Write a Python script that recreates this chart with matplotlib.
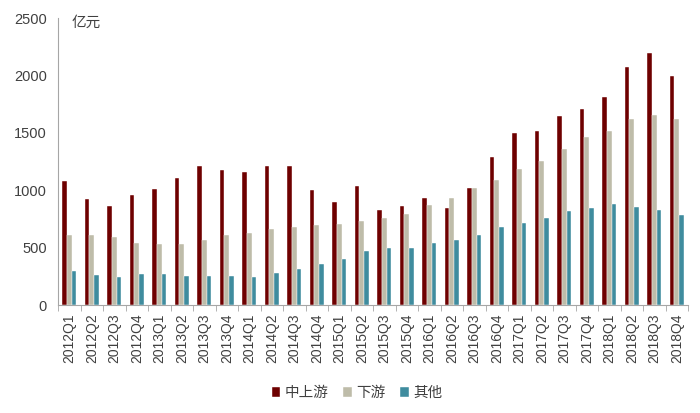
import matplotlib
matplotlib.use("Agg")
import matplotlib.pyplot as plt
import numpy as np

plt.rcParams['font.family'] = ['Liberation Sans', 'Noto Sans CJK SC']

quarters = ["2012Q1", "2012Q2", "2012Q3", "2012Q4",
            "2013Q1", "2013Q2", "2013Q3", "2013Q4",
            "2014Q1", "2014Q2", "2014Q3", "2014Q4",
            "2015Q1", "2015Q2", "2015Q3", "2015Q4",
            "2016Q1", "2016Q2", "2016Q3", "2016Q4",
            "2017Q1", "2017Q2", "2017Q3", "2017Q4",
            "2018Q1", "2018Q2", "2018Q3", "2018Q4"]

upstream = [1085, 925, 861, 963, 1010, 1103, 1211, 1173, 1155, 1211, 1211, 1001,
            902, 1039, 824, 861, 931, 847, 1021, 1289, 1496, 1513, 1644, 1708,
            1816, 2072, 2197, 1993]
downstream = [614, 614, 594, 541, 535, 535, 567, 614, 626, 666, 681, 695,
              707, 736, 754, 797, 870, 931, 1016, 1091, 1184, 1257, 1359, 1461,
              1513, 1621, 1659, 1621]
other = [294, 262, 242, 271, 271, 250, 256, 250, 242, 279, 317, 355,
         404, 474, 498, 498, 544, 567, 614, 684, 713, 754, 815, 844,
         876, 853, 829, 783]

names = ["中上游", "下游", "其他"]
colors = ["#6E0000", "#BEBCA9", "#3F8C9E"]

fig = plt.figure(figsize=(7, 4.13), dpi=100)
ax = fig.add_axes([0.083, 0.2615, 0.9, 0.6945])

x = np.arange(len(quarters))
w = 0.21
for i, (vals, name, c) in enumerate(zip([upstream, downstream, other], names, colors)):
    ax.bar(x + (i - 1) * w, vals, width=w, color=c, label=name,
           edgecolor="white", linewidth=0.3)

ax.set_xlim(-0.5, len(quarters) - 0.5)
ax.set_ylim(0, 2500)
ax.set_yticks(range(0, 2501, 500))
ax.tick_params(axis='y', length=0, labelsize=10.5, colors="#404040", pad=8)

ax.set_xticks(x)
ax.set_xticklabels(quarters, rotation=90, fontsize=10, color="#404040")
ax.set_xticks(np.arange(-0.5, len(quarters), 1), minor=True)
ax.tick_params(axis='x', which='major', length=0, pad=6)
ax.tick_params(axis='x', which='minor', length=4, color="#A6A6A6", direction='out')

for s in ["top", "right"]:
    ax.spines[s].set_visible(False)
for s in ["left", "bottom"]:
    ax.spines[s].set_color("#A6A6A6")
    ax.spines[s].set_linewidth(0.8)

ax.text(0.022, 0.984, "亿元", transform=ax.transAxes, ha="left", va="center",
        fontsize=10.5, color="#404040")

fig.legend(loc="center", bbox_to_anchor=(0.51, 0.048), ncol=3, frameon=False,
           fontsize=10.5, handlelength=0.6, handleheight=0.6, handletextpad=0.3,
           columnspacing=1.0, labelcolor="#404040")

fig.savefig("out.png", dpi=100)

### Work to be completed:
Leave out the pictures and copy the rest of the material above exactly.

### Completed task:
Write a Python script that recreates this chart with matplotlib.
import matplotlib
matplotlib.use("Agg")
import matplotlib.pyplot as plt
import numpy as np

plt.rcParams['font.family'] = ['Liberation Sans', 'Noto Sans CJK SC']

quarters = ["2012Q1", "2012Q2", "2012Q3", "2012Q4",
            "2013Q1", "2013Q2", "2013Q3", "2013Q4",
            "2014Q1", "2014Q2", "2014Q3", "2014Q4",
            "2015Q1", "2015Q2", "2015Q3", "2015Q4",
            "2016Q1", "2016Q2", "2016Q3", "2016Q4",
            "2017Q1", "2017Q2", "2017Q3", "2017Q4",
            "2018Q1", "2018Q2", "2018Q3", "2018Q4"]

upstream = [1085, 925, 861, 963, 1010, 1103, 1211, 1173, 1155, 1211, 1211, 1001,
            902, 1039, 824, 861, 931, 847, 1021, 1289, 1496, 1513, 1644, 1708,
            1816, 2072, 2197, 1993]
downstream = [614, 614, 594, 541, 535, 535, 567, 614, 626, 666, 681, 695,
              707, 736, 754, 797, 870, 931, 1016, 1091, 1184, 1257, 1359, 1461,
              1513, 1621, 1659, 1621]
other = [294, 262, 242, 271, 271, 250, 256, 250, 242, 279, 317, 355,
         404, 474, 498, 498, 544, 567, 614, 684, 713, 754, 815, 844,
         876, 853, 829, 783]

names = ["中上游", "下游", "其他"]
colors = ["#6E0000", "#BEBCA9", "#3F8C9E"]

fig = plt.figure(figsize=(7, 4.13), dpi=100)
ax = fig.add_axes([0.083, 0.2615, 0.9, 0.6945])

x = np.arange(len(quarters))
w = 0.21
for i, (vals, name, c) in enumerate(zip([upstream, downstream, other], names, colors)):
    ax.bar(x + (i - 1) * w, vals, width=w, color=c, label=name,
           edgecolor="white", linewidth=0.3)

ax.set_xlim(-0.5, len(quarters) - 0.5)
ax.set_ylim(0, 2500)
ax.set_yticks(range(0, 2501, 500))
ax.tick_params(axis='y', length=0, labelsize=10.5, colors="#404040", pad=8)

ax.set_xticks(x)
ax.set_xticklabels(quarters, rotation=90, fontsize=10, color="#404040")
ax.set_xticks(np.arange(-0.5, len(quarters), 1), minor=True)
ax.tick_params(axis='x', which='major', length=0, pad=6)
ax.tick_params(axis='x', which='minor', length=4, color="#A6A6A6", direction='out')

for s in ["top", "right"]:
    ax.spines[s].set_visible(False)
for s in ["left", "bottom"]:
    ax.spines[s].set_color("#A6A6A6")
    ax.spines[s].set_linewidth(0.8)

ax.text(0.022, 0.984, "亿元", transform=ax.transAxes, ha="left", va="center",
        fontsize=10.5, color="#404040")

fig.legend(loc="center", bbox_to_anchor=(0.51, 0.048), ncol=3, frameon=False,
           fontsize=10.5, handlelength=0.6, handleheight=0.6, handletextpad=0.3,
           columnspacing=1.0, labelcolor="#404040")

fig.savefig("out.png", dpi=100)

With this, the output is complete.